Baker turned to Love after a failed attempt to launch the intranet in the information-systems group. Over the course of the winter, network administrator Anthony Banks worked with a consultant to assemble the infrastructure (a Windows NT platform running Microsoft Exchange and connecting to the Internet with a T1 line). But it soon became clear that while IS understood the technical underpinnings of an intranet, creating a look, a feel, and a spirit that reflected TWBG's culture was beyond them. Love, on the other hand, was something of a culture expert, having developed corporate-identity programs for numerous D.C. companies. A self-described Internet junkie and the firm's institutional memory, she was the obvious choice for the project's leader.

So in March, Love and Internet specialist Leah Sandman (manager of the company's external site) embarked on a six-week research odyssey to figure out what TWBG's intranet should do. Love spoke with employees at MCI, which is known for its sophisticated intranet, and did considerable research on the Web. She also interviewed some of TWBG's clients about their intranets: what information they post and why, and what applications they find most useful.

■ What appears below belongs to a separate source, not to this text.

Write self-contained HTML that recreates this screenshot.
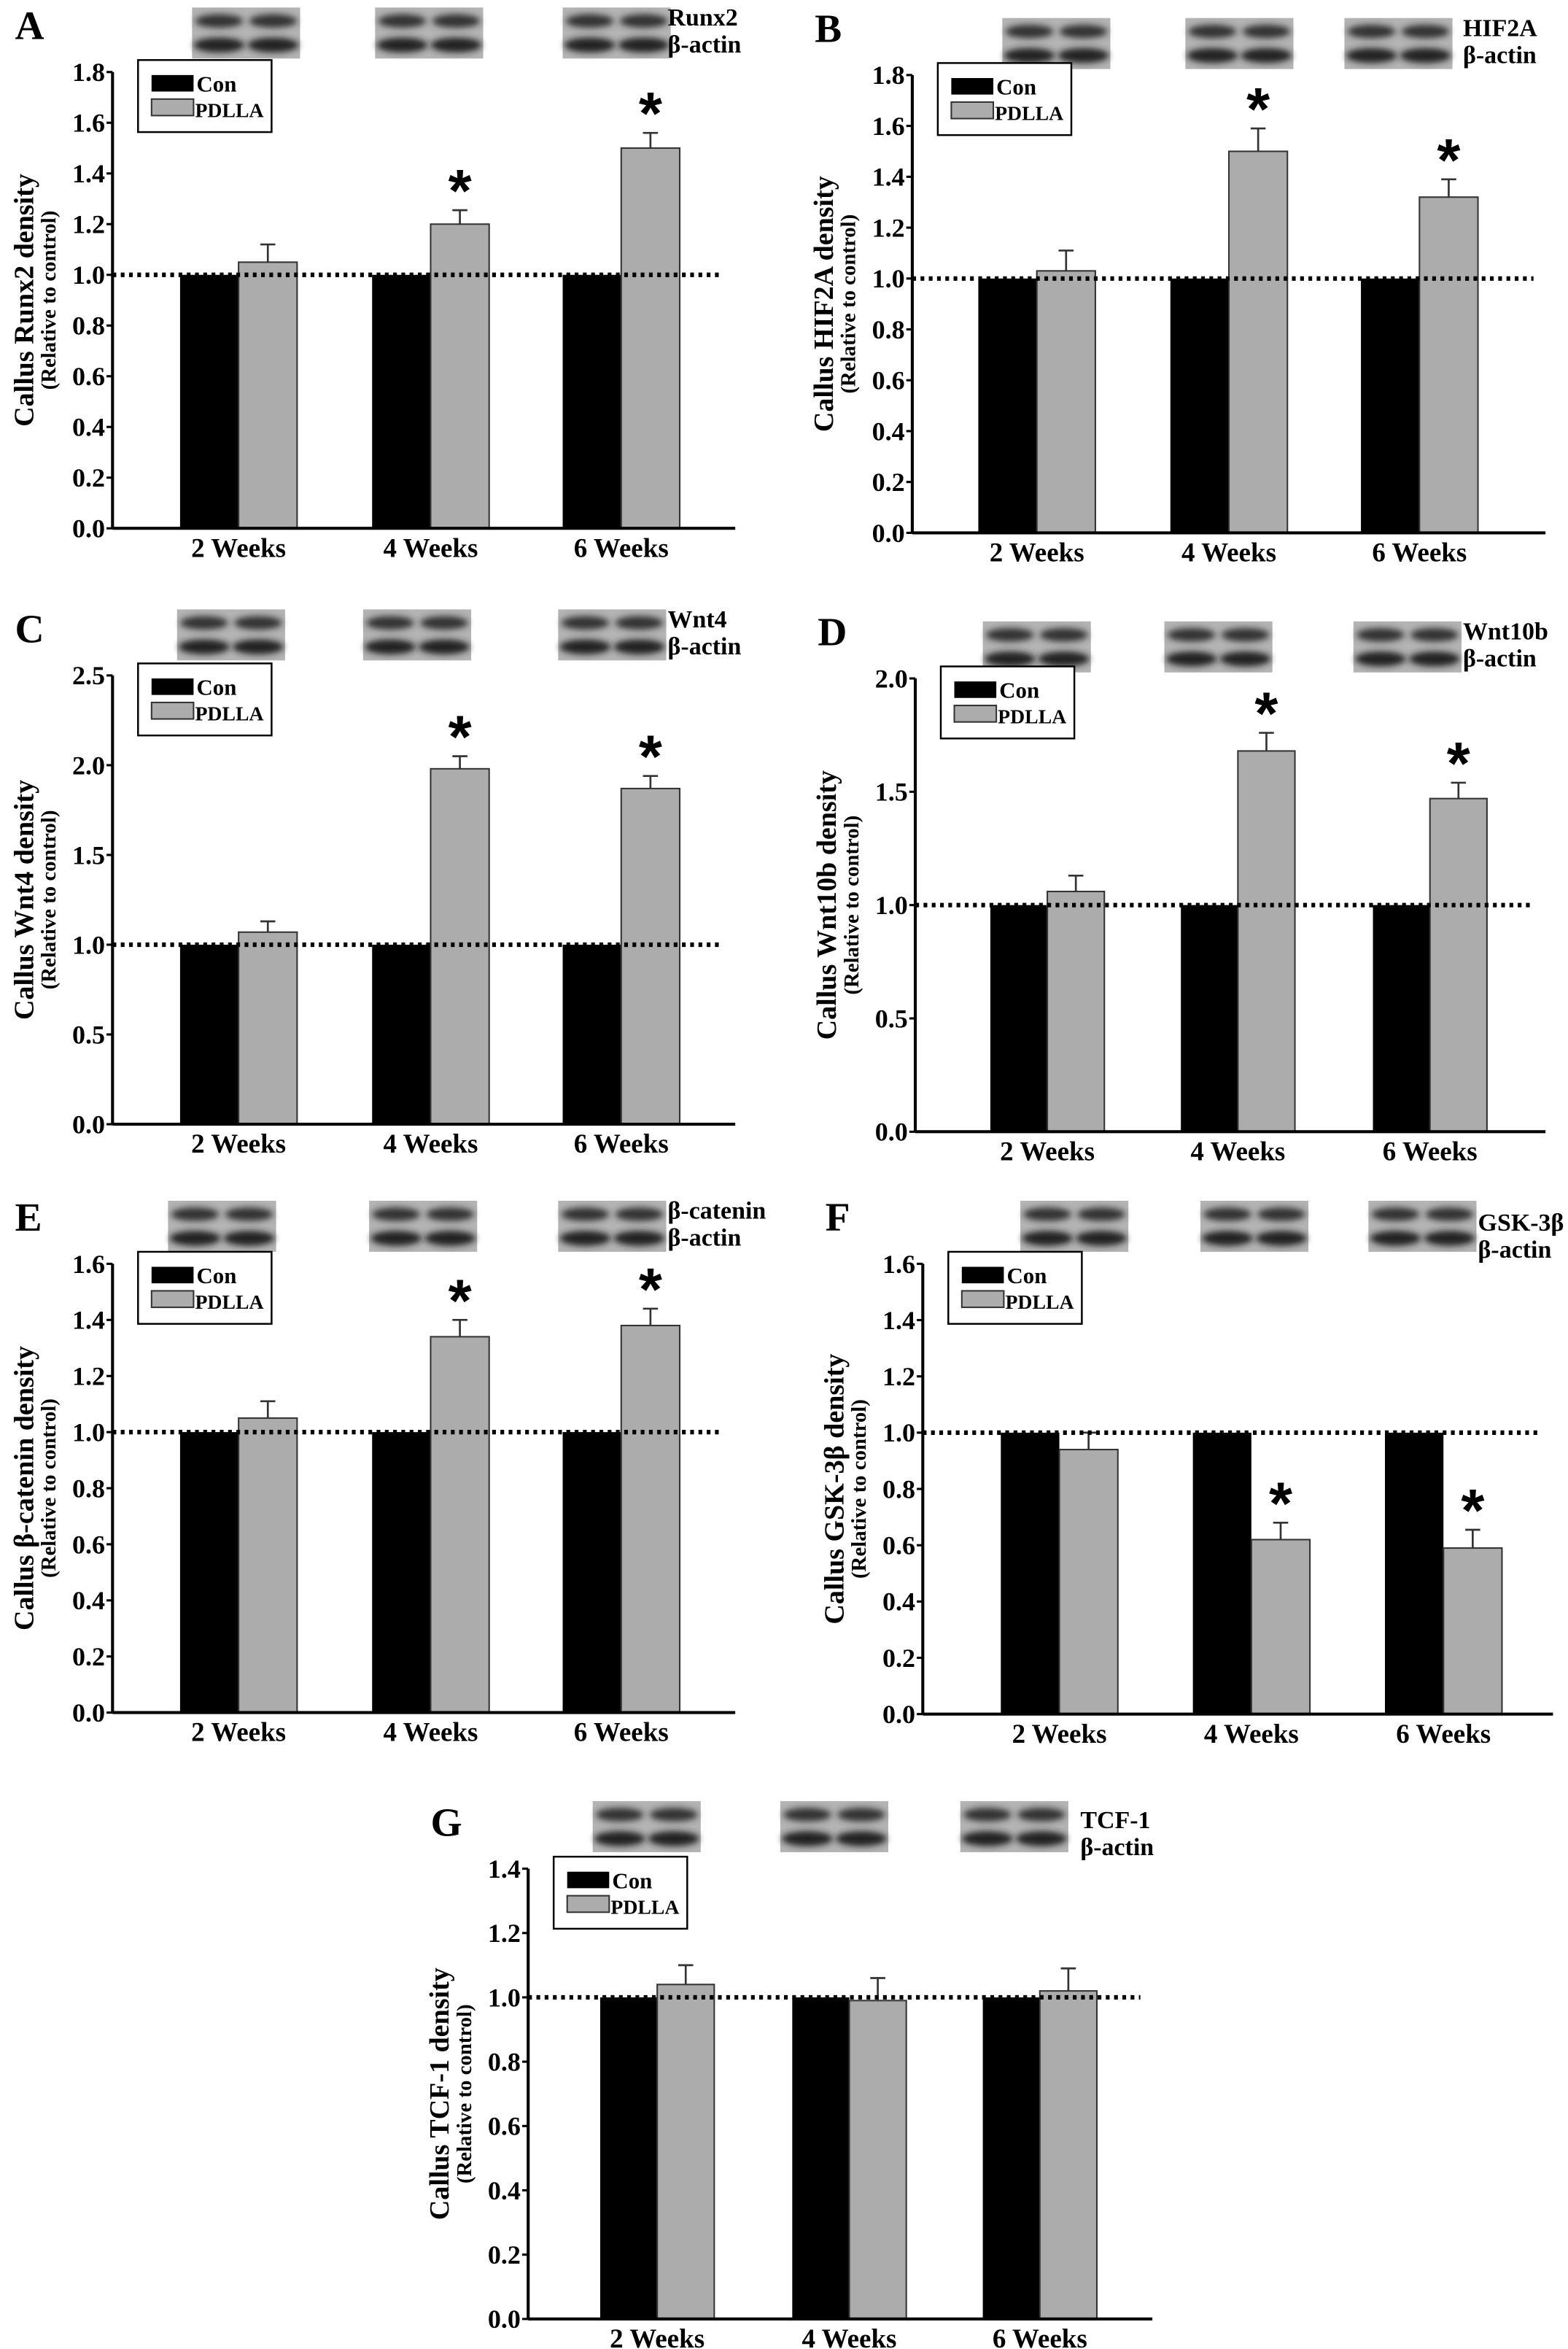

Love then turned her attention inward, forming a focus group composed of representatives from every department. "We didn't want to create a product from the top down," she says. As she expected, everyone had his or her own wish list. The creative-services representative wanted to publish guidelines for ad submissions. The account executive asked that clients' billing codes be posted. Even the COO chimed in: Baker requested contact information for TWBG's courier service and one-click access to PR Newswire, a business-news service.

One issue that affected practically everyone was the problem of training interns. Every three months TWBG hired half a dozen college interns, and for weeks following their arrival, staff members were bombarded with questions about how to fill out media-buy forms and where to find the latest copy of Advertising Age. Database manager Shannon Devlin found that period particularly trying. "Some research questions I answer time and time again for every round of interns," she says. If TWBG's policies and procedures lived on-line, the focus group agreed, the pain of orientation would ease considerably.

Love also interviewed all of the other 74 staff members--without telling them why--about the publications they read, the mailing lists they belonged to, and their Web use. It soon became clear that every day TWBG employees drew information from an avalanche of sources--clip packets, trade journals, wire services, Web sites, newspapers--and that their lives would be infinitely easier if they could get all that information distilled into a single repository. The idea of the intranet as universal reference tool was born.